● **What you have to do**
Check every line for the word "image" and state how many lines have it. Reply with the number alone.

(Part of a data file)
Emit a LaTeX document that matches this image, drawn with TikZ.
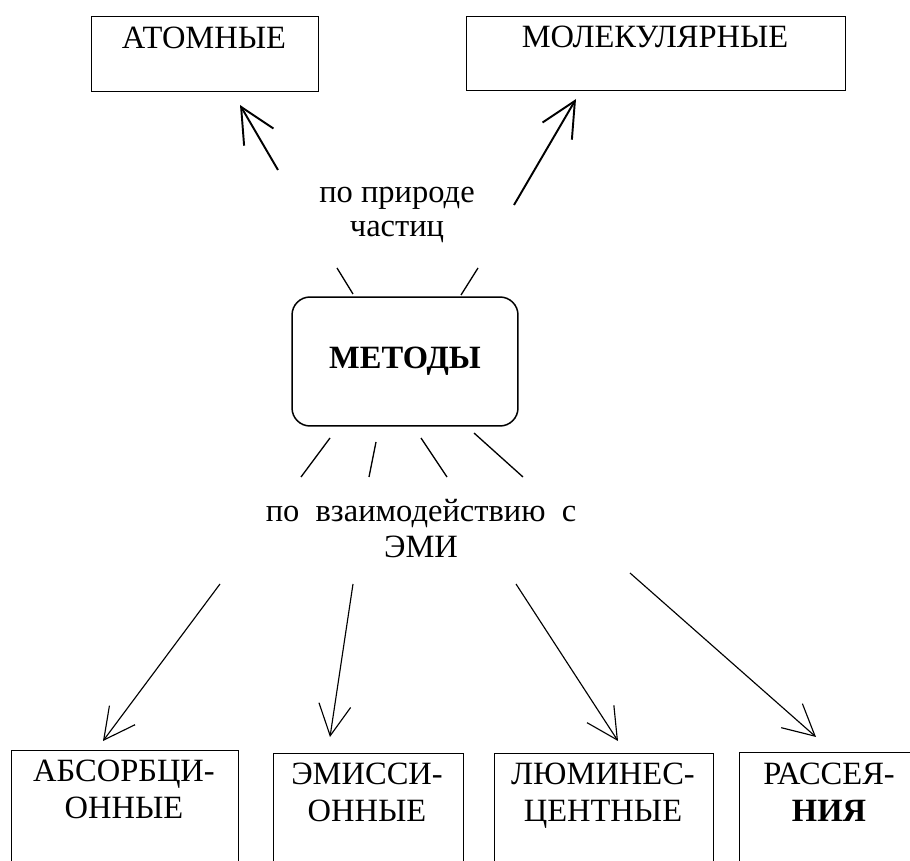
\documentclass[tikz,border=0pt]{standalone}
\usepackage{fontspec}
\setmainfont{Liberation Serif}
\usetikzlibrary{arrows.meta,positioning}

\begin{document}
\begin{tikzpicture}
  [x=0.02cm,y=-0.02cm,
   box/.style={draw,line width=0.85pt,inner sep=0pt},
   txt/.style={inner sep=0pt,anchor=north,align=center,font=\rmfamily\fontsize{18.5}{21}\selectfont},
   ray/.style={line width=0.75pt},
   bigarr/.style={-{Straight Barb[length=0.7cm,width=0.68cm]},line width=1.1pt},
   arr/.style={-{Straight Barb[length=0.62cm,width=0.64cm]},line width=0.65pt}]
  \clip (0,0) rectangle (910,861);

  % boxes
  \node[box,anchor=north west,minimum width=4.54cm,minimum height=1.5cm] (atombox) at (91,16) {};
  \node[box,anchor=north west,minimum width=7.58cm,minimum height=1.48cm] (molbox) at (466,16) {};
  \node[box,rounded corners=0.36cm,minimum width=4.52cm,minimum height=2.58cm,
        font=\rmfamily\fontsize{18.5}{21}\selectfont\bfseries] (methods) at (405,361.5) {МЕТОДЫ};
  \node[box,anchor=north west,minimum width=4.54cm,minimum height=2.6cm] (absbox) at (11,750) {};
  \node[box,anchor=north west,minimum width=3.8cm,minimum height=2.6cm] (emibox) at (273,753) {};
  \node[box,anchor=north west,minimum width=4.38cm,minimum height=2.6cm] (lumbox) at (494,753) {};
  \node[box,anchor=north west,minimum width=4.0cm,minimum height=2.6cm] (scabox) at (739,752) {};

  % texts
  \node[txt] (atom) at (204,27) {АТОМНЫЕ};
  \node[txt] (mol) at (655,26) {МОЛЕКУЛЯРНЫЕ};
  \node[txt,font=\rmfamily\fontsize{18.5}{19.5}\selectfont] (nature) at (397,187) {по природе\\частиц};
  \node[txt,font=\rmfamily\fontsize{18.5}{20.5}\selectfont] (emr) at (421,499) {по\ \ взаимодействию\ \ с\\ЭМИ};
  \node[txt] (abs) at (124,760) {АБСОРБЦИ-\\ОННЫЕ};
  \node[txt] (emis) at (367,763) {ЭМИССИ-\\ОННЫЕ};
  \node[txt] (lum) at (603,763) {ЛЮМИНЕС-\\ЦЕНТНЫЕ};
  \node[txt] (sca) at (829,763) {РАССЕЯ-\\\textbf{НИЯ}};

  % ends of the connectors
  \coordinate (t1) at (278,170); \coordinate (t1e) at (240,105);
  \coordinate (t2) at (514,205); \coordinate (t2e) at (576,99);
  \coordinate (u1) at (337,268); \coordinate (u1e) at (353,294);
  \coordinate (u2) at (478,268); \coordinate (u2e) at (461,295);
  \coordinate (d1) at (330,438); \coordinate (d1e) at (301,477);
  \coordinate (d2) at (376,442); \coordinate (d2e) at (369,477);
  \coordinate (d3) at (421,438); \coordinate (d3e) at (447,477);
  \coordinate (d4) at (474,433); \coordinate (d4e) at (523,477);
  \coordinate (b1) at (220,584); \coordinate (b1e) at (103,741);
  \coordinate (b2) at (353,584); \coordinate (b2e) at (330,737);
  \coordinate (b3) at (516,584); \coordinate (b3e) at (618,741);
  \coordinate (b4) at (630,573); \coordinate (b4e) at (816,737);

\foreach \from/\to in
{t1/t1e, t2/t2e}
    \draw[bigarr] (\from) -- (\to);
\foreach \from/\to in
{u1/u1e, u2/u2e, d1/d1e, d2/d2e, d3/d3e, d4/d4e}
    \draw[ray] (\from) -- (\to);
\foreach \from/\to in
{b1/b1e, b2/b2e, b3/b3e, b4/b4e}
    \draw[arr] (\from) -- (\to);
\end{tikzpicture}
\end{document}
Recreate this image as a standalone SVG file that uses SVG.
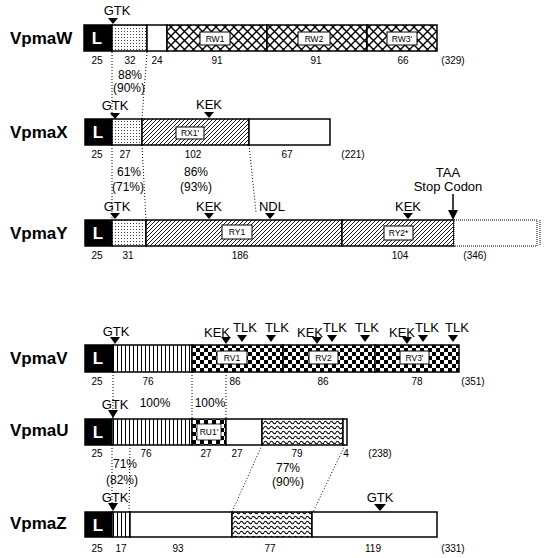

● **Correct result**
2